*WORK TO BE COMPLETED*: Filter the entries, keeping every line with the word "this".

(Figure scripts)
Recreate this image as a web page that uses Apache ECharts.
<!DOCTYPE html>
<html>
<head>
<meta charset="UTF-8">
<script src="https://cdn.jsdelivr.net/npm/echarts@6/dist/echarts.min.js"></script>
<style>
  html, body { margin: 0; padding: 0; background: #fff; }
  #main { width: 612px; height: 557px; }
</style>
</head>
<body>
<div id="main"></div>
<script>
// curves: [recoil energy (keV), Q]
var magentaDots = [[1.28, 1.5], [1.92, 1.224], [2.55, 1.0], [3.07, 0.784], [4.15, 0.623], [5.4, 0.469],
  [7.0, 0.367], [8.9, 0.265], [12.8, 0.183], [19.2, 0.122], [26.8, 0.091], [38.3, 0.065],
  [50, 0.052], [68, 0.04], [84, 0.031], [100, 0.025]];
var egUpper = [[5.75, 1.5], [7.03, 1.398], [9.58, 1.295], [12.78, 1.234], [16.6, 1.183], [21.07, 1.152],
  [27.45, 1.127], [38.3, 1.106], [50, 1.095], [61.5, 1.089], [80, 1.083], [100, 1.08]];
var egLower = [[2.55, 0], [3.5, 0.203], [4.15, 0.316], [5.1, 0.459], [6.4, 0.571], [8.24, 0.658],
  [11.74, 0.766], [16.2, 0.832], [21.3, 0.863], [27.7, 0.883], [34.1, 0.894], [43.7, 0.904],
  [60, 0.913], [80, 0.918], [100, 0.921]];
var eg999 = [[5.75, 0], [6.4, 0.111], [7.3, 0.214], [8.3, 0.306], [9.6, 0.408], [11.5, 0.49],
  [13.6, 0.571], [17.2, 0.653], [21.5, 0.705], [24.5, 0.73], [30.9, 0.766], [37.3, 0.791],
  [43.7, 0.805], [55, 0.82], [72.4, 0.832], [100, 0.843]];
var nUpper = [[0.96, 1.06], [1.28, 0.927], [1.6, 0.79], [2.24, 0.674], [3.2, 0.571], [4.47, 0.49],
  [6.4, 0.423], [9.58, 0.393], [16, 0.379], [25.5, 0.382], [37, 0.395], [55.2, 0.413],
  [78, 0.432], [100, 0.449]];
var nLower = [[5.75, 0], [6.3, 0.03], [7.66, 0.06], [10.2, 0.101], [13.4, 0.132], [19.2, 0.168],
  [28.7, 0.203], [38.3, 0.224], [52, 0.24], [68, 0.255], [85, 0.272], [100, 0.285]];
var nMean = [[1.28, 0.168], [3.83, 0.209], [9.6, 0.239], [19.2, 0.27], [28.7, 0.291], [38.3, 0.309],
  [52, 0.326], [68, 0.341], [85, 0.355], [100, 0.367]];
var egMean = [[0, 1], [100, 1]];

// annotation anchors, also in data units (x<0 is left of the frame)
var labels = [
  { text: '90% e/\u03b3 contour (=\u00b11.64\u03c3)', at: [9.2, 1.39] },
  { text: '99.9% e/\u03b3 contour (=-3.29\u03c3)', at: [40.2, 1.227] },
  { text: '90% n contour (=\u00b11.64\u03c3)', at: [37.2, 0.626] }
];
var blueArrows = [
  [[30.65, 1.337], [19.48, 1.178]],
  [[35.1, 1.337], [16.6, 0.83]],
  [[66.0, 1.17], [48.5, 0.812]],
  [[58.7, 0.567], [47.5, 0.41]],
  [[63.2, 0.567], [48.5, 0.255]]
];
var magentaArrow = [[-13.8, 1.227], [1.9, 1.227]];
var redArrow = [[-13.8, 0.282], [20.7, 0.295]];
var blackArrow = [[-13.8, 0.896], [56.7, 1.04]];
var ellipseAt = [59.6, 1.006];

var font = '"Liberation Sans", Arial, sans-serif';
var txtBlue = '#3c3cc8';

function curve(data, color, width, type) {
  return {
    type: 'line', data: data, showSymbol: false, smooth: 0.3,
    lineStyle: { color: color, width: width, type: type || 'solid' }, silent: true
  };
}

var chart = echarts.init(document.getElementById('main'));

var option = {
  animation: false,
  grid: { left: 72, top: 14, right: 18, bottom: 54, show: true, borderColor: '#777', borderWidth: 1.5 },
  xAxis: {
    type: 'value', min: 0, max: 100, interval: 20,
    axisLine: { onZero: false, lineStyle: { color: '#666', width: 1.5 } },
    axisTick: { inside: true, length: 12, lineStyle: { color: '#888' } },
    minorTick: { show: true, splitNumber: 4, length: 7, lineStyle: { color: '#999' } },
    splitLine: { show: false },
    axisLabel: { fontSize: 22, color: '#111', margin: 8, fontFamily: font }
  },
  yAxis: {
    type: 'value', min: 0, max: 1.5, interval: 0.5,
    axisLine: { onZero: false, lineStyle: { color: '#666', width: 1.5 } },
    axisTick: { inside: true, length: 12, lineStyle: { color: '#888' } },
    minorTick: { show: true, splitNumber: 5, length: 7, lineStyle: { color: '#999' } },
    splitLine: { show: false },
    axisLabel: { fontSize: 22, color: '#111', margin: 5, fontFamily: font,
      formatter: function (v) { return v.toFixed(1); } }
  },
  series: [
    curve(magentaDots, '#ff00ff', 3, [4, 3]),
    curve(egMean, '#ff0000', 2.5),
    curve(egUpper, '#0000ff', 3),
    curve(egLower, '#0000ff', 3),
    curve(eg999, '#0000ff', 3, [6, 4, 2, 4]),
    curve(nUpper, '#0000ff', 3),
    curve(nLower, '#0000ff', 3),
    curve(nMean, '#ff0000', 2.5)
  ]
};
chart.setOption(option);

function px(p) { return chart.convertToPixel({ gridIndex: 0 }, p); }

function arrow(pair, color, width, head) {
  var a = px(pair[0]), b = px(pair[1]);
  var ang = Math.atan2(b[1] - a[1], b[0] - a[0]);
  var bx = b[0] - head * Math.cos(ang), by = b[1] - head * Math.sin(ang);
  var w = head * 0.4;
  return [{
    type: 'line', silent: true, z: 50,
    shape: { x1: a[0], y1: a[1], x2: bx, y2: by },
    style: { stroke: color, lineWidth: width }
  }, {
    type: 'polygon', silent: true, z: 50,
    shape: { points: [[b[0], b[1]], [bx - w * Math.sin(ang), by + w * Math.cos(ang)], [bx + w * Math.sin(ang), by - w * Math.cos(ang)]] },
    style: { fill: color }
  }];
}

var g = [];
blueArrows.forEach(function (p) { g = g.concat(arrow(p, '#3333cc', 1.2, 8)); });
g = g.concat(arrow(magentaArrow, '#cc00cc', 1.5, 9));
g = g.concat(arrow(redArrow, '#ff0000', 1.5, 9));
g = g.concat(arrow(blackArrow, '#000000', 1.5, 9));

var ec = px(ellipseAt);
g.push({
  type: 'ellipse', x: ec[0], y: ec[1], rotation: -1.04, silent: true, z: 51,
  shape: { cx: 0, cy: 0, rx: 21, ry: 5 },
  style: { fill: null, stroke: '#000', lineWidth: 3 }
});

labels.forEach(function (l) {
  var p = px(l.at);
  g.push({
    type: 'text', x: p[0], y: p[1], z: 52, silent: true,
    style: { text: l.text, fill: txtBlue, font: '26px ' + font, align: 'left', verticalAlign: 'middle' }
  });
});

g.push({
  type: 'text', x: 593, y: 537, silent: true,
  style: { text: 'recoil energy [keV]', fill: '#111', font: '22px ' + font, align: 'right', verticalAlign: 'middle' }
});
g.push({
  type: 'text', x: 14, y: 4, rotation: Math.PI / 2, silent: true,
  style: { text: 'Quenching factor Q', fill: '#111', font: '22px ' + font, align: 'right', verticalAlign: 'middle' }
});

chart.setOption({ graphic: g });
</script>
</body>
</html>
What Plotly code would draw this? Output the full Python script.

*THE SOLUTION*:
Recreate this image as a web page that uses Apache ECharts.
What Plotly code would draw this? Output the full Python script.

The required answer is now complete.